Regulation: Does It Continue To Be A Necessary Evil Or Is It A Vital Component For Better Startup Development?

Since the beginning of the modern concept of business, virtually every business owner rails against the overbearing bureaucracy of regulation. From the fact that it raises the cost of doing business to the fact that it can used as a potential weapon to impede progress or artificially protect existing players for no economic reason.

For many, regulation is an impediment to the ability of individuals to pursue to their passions and dreams due to the need to fulfill time consuming and bureaucratic paperwork on minutia. While everyone can point to anecdotal examples of bureaucratic insanity when it comes to regulations, do such anecdotal examples represent the norm or are abnormalities that need to be eliminated?

There is no doubt that viewed from the lens of speed to market, regulation, particularly from a pre-technology perspective as it was implemented, acted as more of an impediment than a benefit. Or did it? 

Viewed from a different perspective, regulation need not be an impediment but a necessity from not only a human-based perspective but one that produces better long-term results. While there is no doubt that regulation can impede the process over the short-term, over the long-term, the provisioning of additional knowledge can potentially improve the end result, if applied correctly.
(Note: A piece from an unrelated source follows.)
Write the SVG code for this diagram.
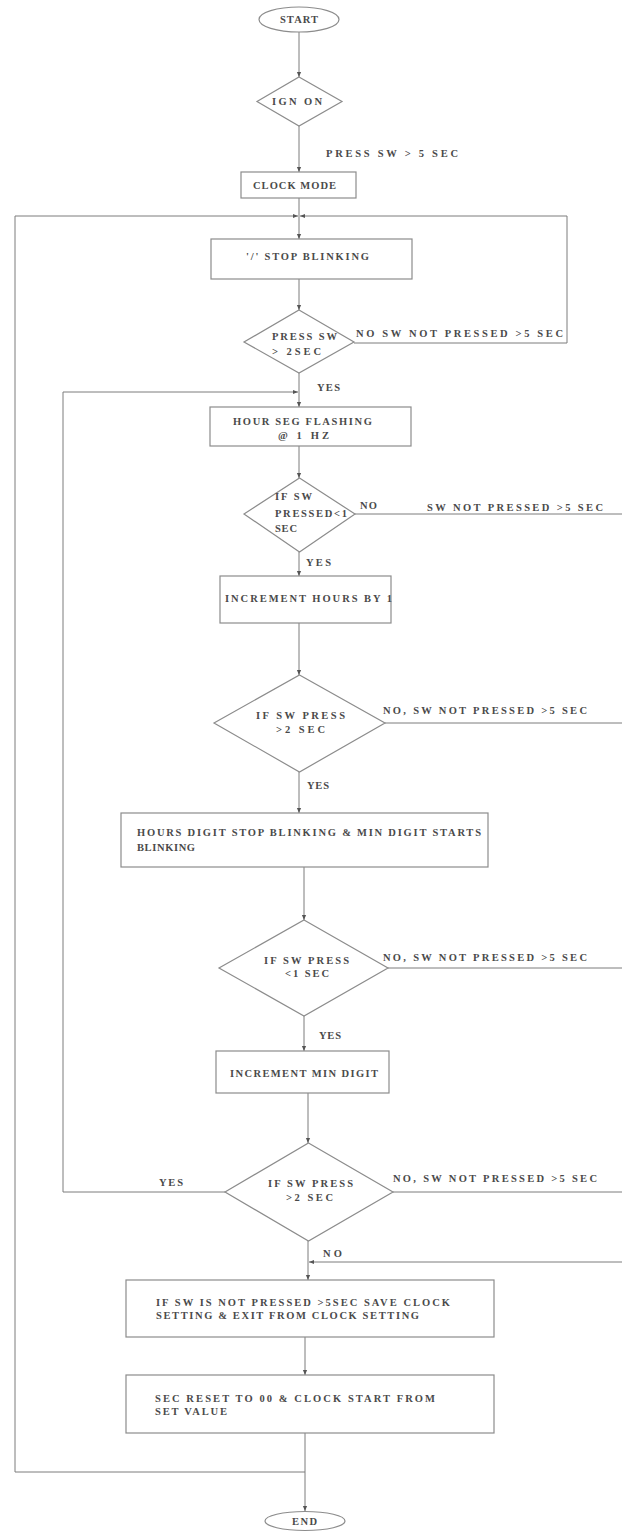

If one looks at regulation, it seems to stem from a human need for transparency and accountability thanks to the development of modern social and economic systems. As human civilization expanded from individual tribes and communities where everyone knew everyone else, it was necessary to develop a common set of ground rules that everyone could abide by when interacting from a broader social or economic context. Thus was born regulation.

Unfortunately, while many thought that a simple common set of ground rules would suffice, the reality is as inevitably happens when humanity is involved, it grew into something more complex and complicated. There are numerous reasons but the primary one is human ingenuity. Whether it is driven due to circumstance, culture, imagination or some combination of all of the above, basic regulations can be interpreted in an infinite number of ways. 

Thus was born the need for additional regulations to ensure a more rigid interpretation of regulations that was more uniform and consistent. Unfortunately, though, as we’ve seen time and time again, regulation tends to lead to additional regulation and thus growing complexity turning a simple regulation into one that requires an advanced degree to interpret. For many individuals who just want to get things done, learning regulations is an onerous and pointless task that has turned regulation from being a benefit to society to a roadblock. But is this always the case and can it be changed?

Most business people would argue that regulations do not add value to business for the reasons outlined above. Regulations, according to many business people, prevent innovation and creativity and merely add to the cost of doing business and erode profits. That is one interpretation but what if there is a more positive one?

What if we instead viewed regulation as the codification of ideas that have been tried and failed in the past and can act as guideposts for business people and entrepreneurs to innovation along different and unexpected paths? There is no doubt that no one in civil society would want another Ponzi scheme or sub-prime mortgage crisis to occur again as it is a waste of invaluable resources and creates distrust in the system thereby slowing down innovation.

Indeed, regulation, if interpreted and applied properly, can act as an accelerator for startup development. Not only can regulations potentially guide startups down a path to profitability by acting as both an indirect and direct repository of knowledge but they create an ecosystem by which they can potentially grow and thrive.

As stated earlier, regulations allowed individuals that did not necessarily know each other through tribal or community affiliation the opportunity to interact with each other on an equitable playing field. Startups definitely need that equitable playing field, particularly in their nascent stages, when resources are in short supply and competition is fierce. One could argue that without regulation, we wouldn’t have the variety of startup innovation that we have today.

That being said for all the good that regulation provides, there is no doubt that how we enforce regulation needs to change if we want to keep innovating at a rapid pace. Becoming an expert in a particular regulatory regime should not be someone’s career nor require an advanced degree. 

With today’s technology and human ingenuity, it should be possible to simplify regulations to make them simple to abide and interpret. One can look at startups who have managed to simplify their legally obligated disclosures into easy to understand language that does not require an advanced degree to interpret. 

In addition, we must be willing to prune regulations where needed to ensure balance. Unfortunately, regulations, thanks to society’s inability to prune when necessary, continue to grow unchecked thus feeding the distaste for regulations among society. Those involved in the creation of regulations must be willing to also find ways to remove unneeded regulations to ensure health and innovative social and economic ecosystems.